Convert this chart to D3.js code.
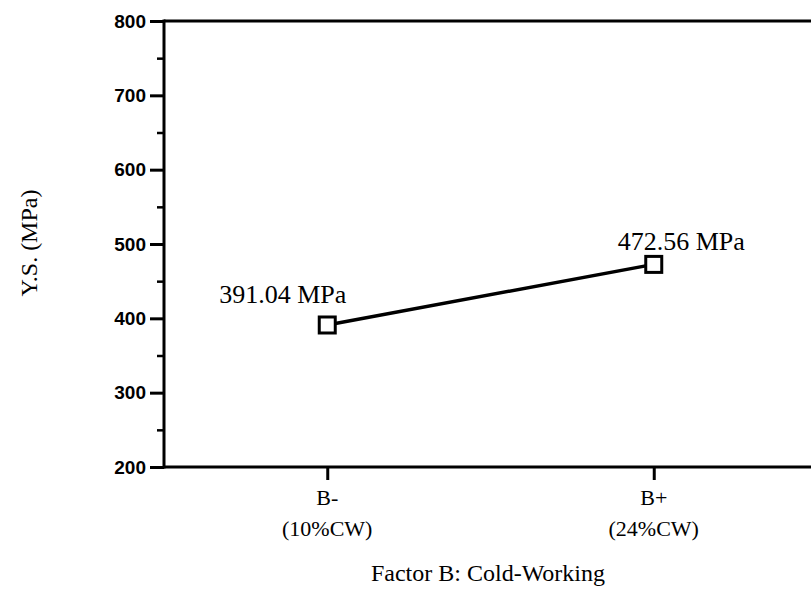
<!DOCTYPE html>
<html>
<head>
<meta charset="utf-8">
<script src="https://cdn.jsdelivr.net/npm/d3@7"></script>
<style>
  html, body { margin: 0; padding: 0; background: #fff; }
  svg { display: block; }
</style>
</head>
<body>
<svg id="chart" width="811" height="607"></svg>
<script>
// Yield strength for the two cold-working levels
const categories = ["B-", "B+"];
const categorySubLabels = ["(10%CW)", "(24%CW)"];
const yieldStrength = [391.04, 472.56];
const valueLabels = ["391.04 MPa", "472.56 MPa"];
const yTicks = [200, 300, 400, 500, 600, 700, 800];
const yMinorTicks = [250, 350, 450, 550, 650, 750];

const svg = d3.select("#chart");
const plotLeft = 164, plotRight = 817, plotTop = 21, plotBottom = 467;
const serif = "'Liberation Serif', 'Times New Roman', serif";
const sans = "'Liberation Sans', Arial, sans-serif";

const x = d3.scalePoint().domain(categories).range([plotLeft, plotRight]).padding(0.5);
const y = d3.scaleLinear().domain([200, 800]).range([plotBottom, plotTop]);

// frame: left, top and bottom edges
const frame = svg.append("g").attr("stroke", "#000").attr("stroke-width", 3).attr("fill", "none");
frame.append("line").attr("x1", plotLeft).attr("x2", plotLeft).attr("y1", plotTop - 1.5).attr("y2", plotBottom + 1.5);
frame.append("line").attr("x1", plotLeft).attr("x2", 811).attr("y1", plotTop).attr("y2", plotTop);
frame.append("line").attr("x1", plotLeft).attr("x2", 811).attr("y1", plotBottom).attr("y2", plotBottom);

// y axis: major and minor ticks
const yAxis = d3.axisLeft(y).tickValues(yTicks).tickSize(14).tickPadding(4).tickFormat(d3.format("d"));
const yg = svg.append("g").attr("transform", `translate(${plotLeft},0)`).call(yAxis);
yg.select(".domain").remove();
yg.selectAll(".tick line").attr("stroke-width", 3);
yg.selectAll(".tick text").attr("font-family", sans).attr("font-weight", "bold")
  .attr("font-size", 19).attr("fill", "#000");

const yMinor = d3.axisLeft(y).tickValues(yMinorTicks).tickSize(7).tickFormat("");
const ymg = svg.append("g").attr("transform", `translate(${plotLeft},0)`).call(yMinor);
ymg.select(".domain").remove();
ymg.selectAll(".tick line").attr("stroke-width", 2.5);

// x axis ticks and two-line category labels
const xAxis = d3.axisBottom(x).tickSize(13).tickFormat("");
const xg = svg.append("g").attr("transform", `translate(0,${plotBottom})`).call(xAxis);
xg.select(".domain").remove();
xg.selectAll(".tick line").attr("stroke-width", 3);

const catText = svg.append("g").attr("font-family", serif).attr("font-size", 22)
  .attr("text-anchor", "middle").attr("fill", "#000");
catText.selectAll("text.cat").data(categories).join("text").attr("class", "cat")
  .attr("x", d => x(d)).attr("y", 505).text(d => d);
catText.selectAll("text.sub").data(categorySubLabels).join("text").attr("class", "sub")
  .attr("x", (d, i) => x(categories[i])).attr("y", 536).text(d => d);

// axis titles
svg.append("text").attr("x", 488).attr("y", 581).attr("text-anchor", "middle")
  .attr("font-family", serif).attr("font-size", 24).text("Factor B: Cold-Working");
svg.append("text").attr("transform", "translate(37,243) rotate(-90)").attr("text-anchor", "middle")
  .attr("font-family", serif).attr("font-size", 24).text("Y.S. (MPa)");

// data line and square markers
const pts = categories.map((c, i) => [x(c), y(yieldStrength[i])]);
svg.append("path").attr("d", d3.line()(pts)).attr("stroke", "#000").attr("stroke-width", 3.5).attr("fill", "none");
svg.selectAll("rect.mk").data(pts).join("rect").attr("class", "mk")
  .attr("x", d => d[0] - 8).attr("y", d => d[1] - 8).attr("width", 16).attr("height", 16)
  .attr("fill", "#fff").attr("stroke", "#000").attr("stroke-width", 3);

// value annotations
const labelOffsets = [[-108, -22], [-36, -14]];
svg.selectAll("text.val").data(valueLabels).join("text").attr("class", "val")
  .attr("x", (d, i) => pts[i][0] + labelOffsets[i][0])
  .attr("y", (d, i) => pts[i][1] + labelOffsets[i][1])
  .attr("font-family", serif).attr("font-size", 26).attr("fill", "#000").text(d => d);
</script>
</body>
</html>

☆ ☆ ☆ ☆

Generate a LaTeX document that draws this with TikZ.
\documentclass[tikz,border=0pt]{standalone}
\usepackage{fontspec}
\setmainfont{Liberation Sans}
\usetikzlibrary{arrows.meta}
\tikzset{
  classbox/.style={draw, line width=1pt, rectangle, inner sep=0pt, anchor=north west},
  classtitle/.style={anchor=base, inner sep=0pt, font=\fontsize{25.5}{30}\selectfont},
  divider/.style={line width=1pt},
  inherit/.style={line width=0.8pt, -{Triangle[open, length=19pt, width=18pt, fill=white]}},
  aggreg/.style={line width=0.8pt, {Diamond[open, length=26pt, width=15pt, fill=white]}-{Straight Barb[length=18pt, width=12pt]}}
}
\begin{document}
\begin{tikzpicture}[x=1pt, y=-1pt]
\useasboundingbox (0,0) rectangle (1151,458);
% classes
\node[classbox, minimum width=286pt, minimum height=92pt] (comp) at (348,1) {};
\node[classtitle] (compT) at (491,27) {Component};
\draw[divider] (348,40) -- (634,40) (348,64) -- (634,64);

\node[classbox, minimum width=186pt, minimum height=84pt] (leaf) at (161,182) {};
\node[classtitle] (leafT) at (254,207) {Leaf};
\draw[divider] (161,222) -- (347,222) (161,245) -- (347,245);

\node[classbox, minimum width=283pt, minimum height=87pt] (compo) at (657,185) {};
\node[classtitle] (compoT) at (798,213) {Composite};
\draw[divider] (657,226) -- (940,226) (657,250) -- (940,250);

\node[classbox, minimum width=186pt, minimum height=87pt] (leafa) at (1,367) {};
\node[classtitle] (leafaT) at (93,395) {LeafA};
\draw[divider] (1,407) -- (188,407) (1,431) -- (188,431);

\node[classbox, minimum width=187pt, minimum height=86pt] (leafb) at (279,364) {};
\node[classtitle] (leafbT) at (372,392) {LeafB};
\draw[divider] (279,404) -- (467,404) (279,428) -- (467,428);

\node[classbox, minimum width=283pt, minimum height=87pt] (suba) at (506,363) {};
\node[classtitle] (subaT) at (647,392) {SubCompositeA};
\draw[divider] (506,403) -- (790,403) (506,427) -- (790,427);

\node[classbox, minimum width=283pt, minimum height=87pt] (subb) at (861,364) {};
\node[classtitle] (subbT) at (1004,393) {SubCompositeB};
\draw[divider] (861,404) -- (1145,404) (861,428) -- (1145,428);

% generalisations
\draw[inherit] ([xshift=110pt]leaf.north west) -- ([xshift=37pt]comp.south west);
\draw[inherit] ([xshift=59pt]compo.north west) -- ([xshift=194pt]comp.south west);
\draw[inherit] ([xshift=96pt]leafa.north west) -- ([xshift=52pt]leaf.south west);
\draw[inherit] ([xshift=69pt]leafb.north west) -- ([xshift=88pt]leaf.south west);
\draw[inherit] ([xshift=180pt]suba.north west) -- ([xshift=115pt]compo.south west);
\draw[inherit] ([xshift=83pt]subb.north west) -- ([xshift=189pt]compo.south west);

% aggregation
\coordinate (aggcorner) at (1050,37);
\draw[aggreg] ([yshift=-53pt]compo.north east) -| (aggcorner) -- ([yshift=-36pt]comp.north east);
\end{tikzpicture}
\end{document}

☆ ☆ ☆ ☆

• **Task instructions**
What is the number of lines above that contain "chart"? Answer with that number only.

• **Task result**
3